Task objective: Your task is to repeat the lines below exactly, excluding any pictures they contain.

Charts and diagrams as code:

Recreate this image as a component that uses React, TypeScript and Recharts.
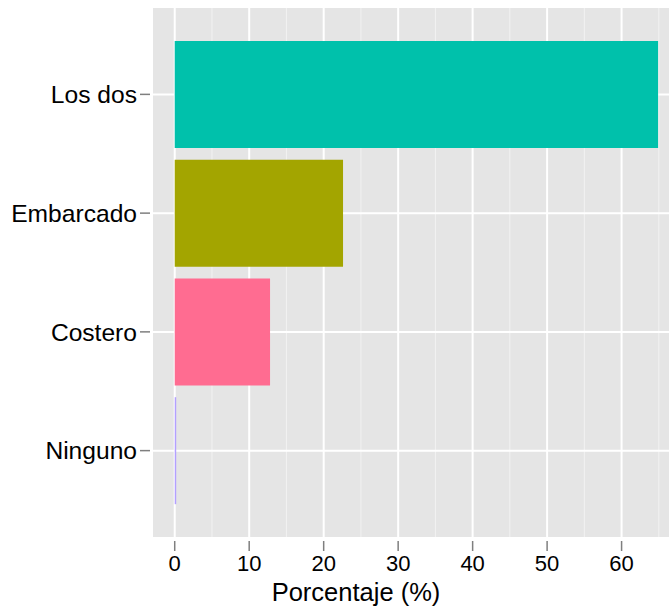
import React from 'react';
import {
  BarChart,
  Bar,
  XAxis,
  YAxis,
  CartesianGrid,
  Cell,
} from 'recharts';

const categories = ['Los dos', 'Embarcado', 'Costero', 'Ninguno'];
const percentages = [64.9, 22.6, 12.8, 0.2];
const barColors = ['#00C1AB', '#A3A500', '#FF6C91', '#B3A0FF'];
const majorTicks = [0, 10, 20, 30, 40, 50, 60];
const minorTicks = [5, 15, 25, 35, 45, 55, 65];

const data = categories.map((name, i) => ({ name, value: percentages[i] }));

const FONT = 'Liberation Sans, Arial, Helvetica, sans-serif';

const XTick = (props: any) => {
  const { x, y, payload } = props;
  return (
    <g>
      <line x1={x} x2={x} y1={y + 3} y2={y + 13} stroke='#7F7F7F' strokeWidth={1.5} />
      <text x={x} y={y + 32.5} textAnchor='middle' fontSize={22} fontFamily={FONT} fill='#000'>
        {payload.value}
      </text>
    </g>
  );
};

const YTick = (props: any) => {
  const { x, y, payload } = props;
  return (
    <g>
      <line x1={x - 12} x2={x - 2} y1={y} y2={y} stroke='#7F7F7F' strokeWidth={1.5} />
      <text x={x - 15} y={y + 8.8} textAnchor='end' fontSize={24.6} fontFamily={FONT} fill='#000'>
        {payload.value}
      </text>
    </g>
  );
};

const App = () => {
  return (
    <div style={{ position: 'absolute', left: 0, top: 0, width: 670, height: 607 }}>
      <BarChart
        width={670}
        height={607}
        data={data}
        layout='vertical'
        margin={{ top: 7, right: 0, bottom: 0, left: 0 }}
        barCategoryGap='5%'
      >
        <XAxis
          xAxisId='minor'
          type='number'
          domain={[-3.05, 66.5]}
          ticks={minorTicks}
          allowDataOverflow
          hide
        />
        <XAxis
          type='number'
          domain={[-3.05, 66.5]}
          ticks={majorTicks}
          allowDataOverflow
          axisLine={false}
          tickLine={false}
          tickSize={0}
          tickMargin={0}
          height={69}
          tick={<XTick />}
          interval={0}
        />
        <YAxis
          type='category'
          dataKey='name'
          width={152}
          axisLine={false}
          tickLine={false}
          tickSize={0}
          tickMargin={0}
          padding={{ top: 28, bottom: 28 }}
          tick={<YTick />}
          interval={0}
        />
        <CartesianGrid
          xAxisId='minor'
          fill='#E5E5E5'
          fillOpacity={1}
          stroke='#F2F2F2'
          strokeWidth={1}
          horizontal={false}
        />
        <CartesianGrid stroke='#FFFFFF' strokeWidth={2} />
        <Bar dataKey='value' isAnimationActive={false}>
          {data.map((d, i) => (
            <Cell key={d.name} fill={barColors[i]} />
          ))}
        </Bar>
        <text x={356} y={601} textAnchor='middle' fontSize={25.5} fontFamily={FONT} fill='#000'>
          Porcentaje (%)
        </text>
      </BarChart>
    </div>
  );
};

export default App;
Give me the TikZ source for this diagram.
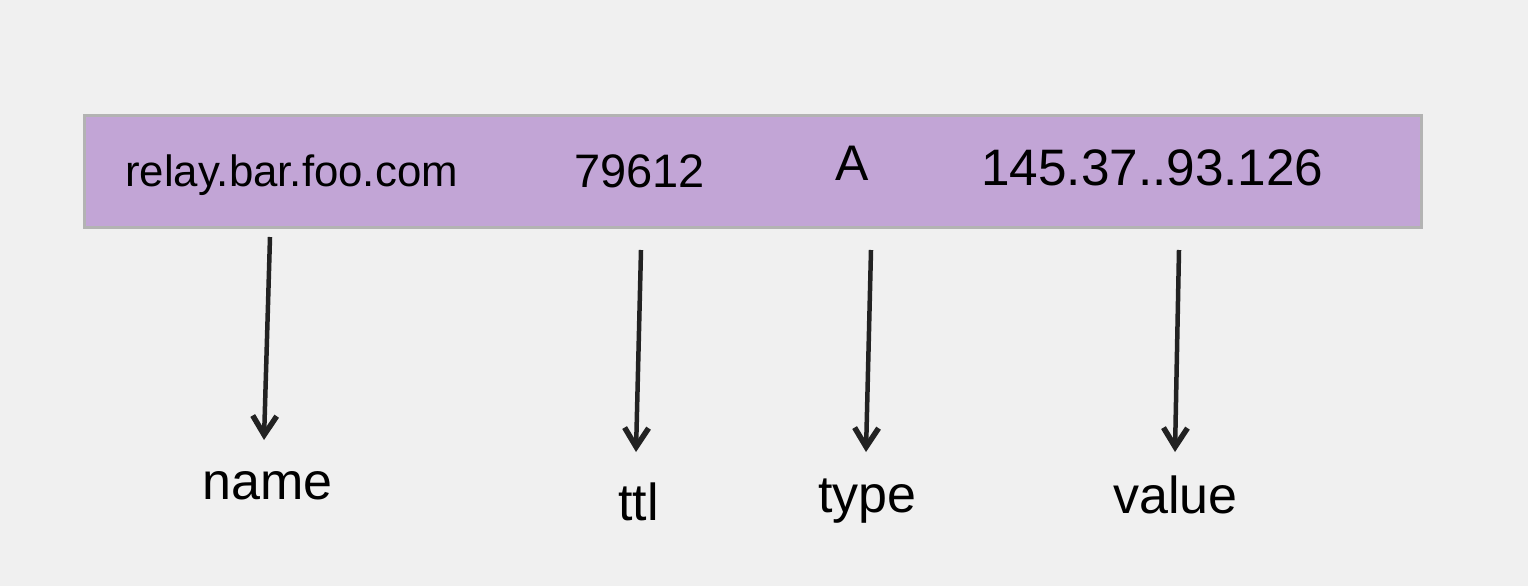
\documentclass[tikz,border=0pt]{standalone}
\usepackage{fontspec}
\setmainfont{Liberation Sans}
\usetikzlibrary{arrows.meta}
\definecolor{bg}{HTML}{F0F0F0}
\definecolor{recfill}{HTML}{C2A5D6}
\definecolor{recline}{HTML}{B3B3B3}
\definecolor{ink}{HTML}{222222}
\begin{document}
\begin{tikzpicture}[x=1pt,y=-1pt,
  lbl/.style={inner sep=0pt,anchor=base west,font=\fontsize{52}{52}\selectfont},
  fld/.style={inner sep=0pt,anchor=base west},
  pointer/.style={draw=ink,line width=4.5pt,-{Straight Barb[length=19pt,width=24pt,line width=5.5pt]}}]
\fill[bg] (0,0) rectangle (1528,586);
\useasboundingbox (0,0) rectangle (1528,586);
\node[draw=recline,fill=recfill,line width=3pt,minimum width=1337pt,minimum height=112pt,inner sep=0pt,anchor=north west] (rec) at (83,114) {};
\node[fld,font=\fontsize{43.8}{44}\selectfont] (fname) at (125,186) {relay.bar.foo.com};
\node[fld,font=\fontsize{47}{47}\selectfont] (fttl) at (574,187) {79612};
\node[fld,font=\fontsize{50}{50}\selectfont] (ftype) at (835,180) {A};
\node[fld,font=\fontsize{51.3}{51}\selectfont] (fval) at (981,185) {145.37..93.126};
\node[lbl] (lname) at (202,499) {name};
\node[lbl] (lttl) at (618,520) {ttl};
\node[lbl] (ltype) at (818,512) {type};
\node[lbl] (lval) at (1113,513) {value};
\coordinate (s1) at (270,237); \coordinate (e1) at (264,440);
\coordinate (s2) at (641,250); \coordinate (e2) at (636,452);
\coordinate (s3) at (871,250); \coordinate (e3) at (866,452);
\coordinate (s4) at (1179,250); \coordinate (e4) at (1175,452);
\draw[pointer] (s1) -- (e1);
\draw[pointer] (s2) -- (e2);
\draw[pointer] (s3) -- (e3);
\draw[pointer] (s4) -- (e4);
\end{tikzpicture}
\end{document}
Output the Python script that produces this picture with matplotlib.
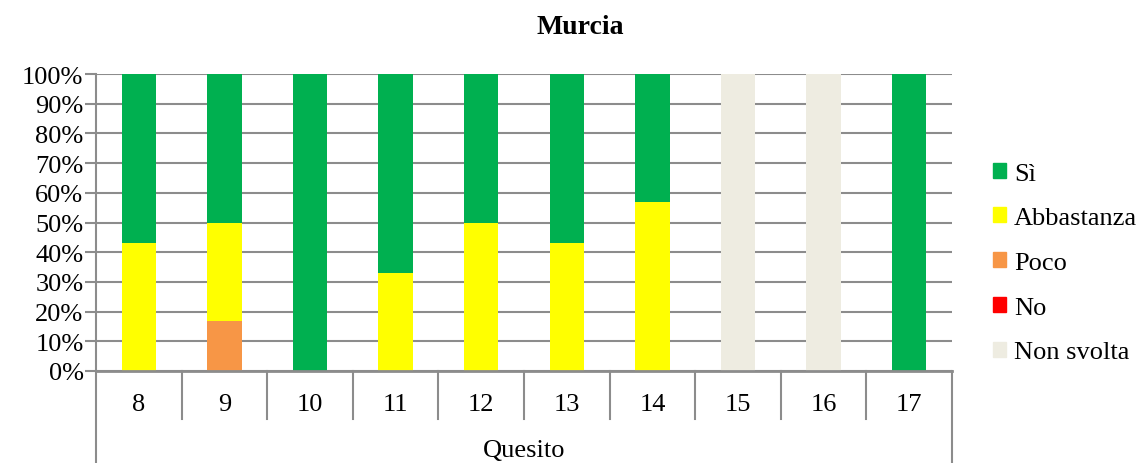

Exercise solution:
Recreate this image as a component that uses React, TypeScript and Recharts.
import React from 'react';
import {
  BarChart,
  Bar,
  XAxis,
  YAxis,
  CartesianGrid,
  Cell,
} from 'recharts';

const categories = ['Los dos', 'Embarcado', 'Costero', 'Ninguno'];
const percentages = [64.9, 22.6, 12.8, 0.2];
const barColors = ['#00C1AB', '#A3A500', '#FF6C91', '#B3A0FF'];
const majorTicks = [0, 10, 20, 30, 40, 50, 60];
const minorTicks = [5, 15, 25, 35, 45, 55, 65];

const data = categories.map((name, i) => ({ name, value: percentages[i] }));

const FONT = 'Liberation Sans, Arial, Helvetica, sans-serif';

const XTick = (props: any) => {
  const { x, y, payload } = props;
  return (
    <g>
      <line x1={x} x2={x} y1={y + 3} y2={y + 13} stroke='#7F7F7F' strokeWidth={1.5} />
      <text x={x} y={y + 32.5} textAnchor='middle' fontSize={22} fontFamily={FONT} fill='#000'>
        {payload.value}
      </text>
    </g>
  );
};

const YTick = (props: any) => {
  const { x, y, payload } = props;
  return (
    <g>
      <line x1={x - 12} x2={x - 2} y1={y} y2={y} stroke='#7F7F7F' strokeWidth={1.5} />
      <text x={x - 15} y={y + 8.8} textAnchor='end' fontSize={24.6} fontFamily={FONT} fill='#000'>
        {payload.value}
      </text>
    </g>
  );
};

const App = () => {
  return (
    <div style={{ position: 'absolute', left: 0, top: 0, width: 670, height: 607 }}>
      <BarChart
        width={670}
        height={607}
        data={data}
        layout='vertical'
        margin={{ top: 7, right: 0, bottom: 0, left: 0 }}
        barCategoryGap='5%'
      >
        <XAxis
          xAxisId='minor'
          type='number'
          domain={[-3.05, 66.5]}
          ticks={minorTicks}
          allowDataOverflow
          hide
        />
        <XAxis
          type='number'
          domain={[-3.05, 66.5]}
          ticks={majorTicks}
          allowDataOverflow
          axisLine={false}
          tickLine={false}
          tickSize={0}
          tickMargin={0}
          height={69}
          tick={<XTick />}
          interval={0}
        />
        <YAxis
          type='category'
          dataKey='name'
          width={152}
          axisLine={false}
          tickLine={false}
          tickSize={0}
          tickMargin={0}
          padding={{ top: 28, bottom: 28 }}
          tick={<YTick />}
          interval={0}
        />
        <CartesianGrid
          xAxisId='minor'
          fill='#E5E5E5'
          fillOpacity={1}
          stroke='#F2F2F2'
          strokeWidth={1}
          horizontal={false}
        />
        <CartesianGrid stroke='#FFFFFF' strokeWidth={2} />
        <Bar dataKey='value' isAnimationActive={false}>
          {data.map((d, i) => (
            <Cell key={d.name} fill={barColors[i]} />
          ))}
        </Bar>
        <text x={356} y={601} textAnchor='middle' fontSize={25.5} fontFamily={FONT} fill='#000'>
          Porcentaje (%)
        </text>
      </BarChart>
    </div>
  );
};

export default App;
Give me the TikZ source for this diagram.
\documentclass[tikz,border=0pt]{standalone}
\usepackage{fontspec}
\setmainfont{Liberation Sans}
\usetikzlibrary{arrows.meta}
\definecolor{bg}{HTML}{F0F0F0}
\definecolor{recfill}{HTML}{C2A5D6}
\definecolor{recline}{HTML}{B3B3B3}
\definecolor{ink}{HTML}{222222}
\begin{document}
\begin{tikzpicture}[x=1pt,y=-1pt,
  lbl/.style={inner sep=0pt,anchor=base west,font=\fontsize{52}{52}\selectfont},
  fld/.style={inner sep=0pt,anchor=base west},
  pointer/.style={draw=ink,line width=4.5pt,-{Straight Barb[length=19pt,width=24pt,line width=5.5pt]}}]
\fill[bg] (0,0) rectangle (1528,586);
\useasboundingbox (0,0) rectangle (1528,586);
\node[draw=recline,fill=recfill,line width=3pt,minimum width=1337pt,minimum height=112pt,inner sep=0pt,anchor=north west] (rec) at (83,114) {};
\node[fld,font=\fontsize{43.8}{44}\selectfont] (fname) at (125,186) {relay.bar.foo.com};
\node[fld,font=\fontsize{47}{47}\selectfont] (fttl) at (574,187) {79612};
\node[fld,font=\fontsize{50}{50}\selectfont] (ftype) at (835,180) {A};
\node[fld,font=\fontsize{51.3}{51}\selectfont] (fval) at (981,185) {145.37..93.126};
\node[lbl] (lname) at (202,499) {name};
\node[lbl] (lttl) at (618,520) {ttl};
\node[lbl] (ltype) at (818,512) {type};
\node[lbl] (lval) at (1113,513) {value};
\coordinate (s1) at (270,237); \coordinate (e1) at (264,440);
\coordinate (s2) at (641,250); \coordinate (e2) at (636,452);
\coordinate (s3) at (871,250); \coordinate (e3) at (866,452);
\coordinate (s4) at (1179,250); \coordinate (e4) at (1175,452);
\draw[pointer] (s1) -- (e1);
\draw[pointer] (s2) -- (e2);
\draw[pointer] (s3) -- (e3);
\draw[pointer] (s4) -- (e4);
\end{tikzpicture}
\end{document}
Output the Python script that produces this picture with matplotlib.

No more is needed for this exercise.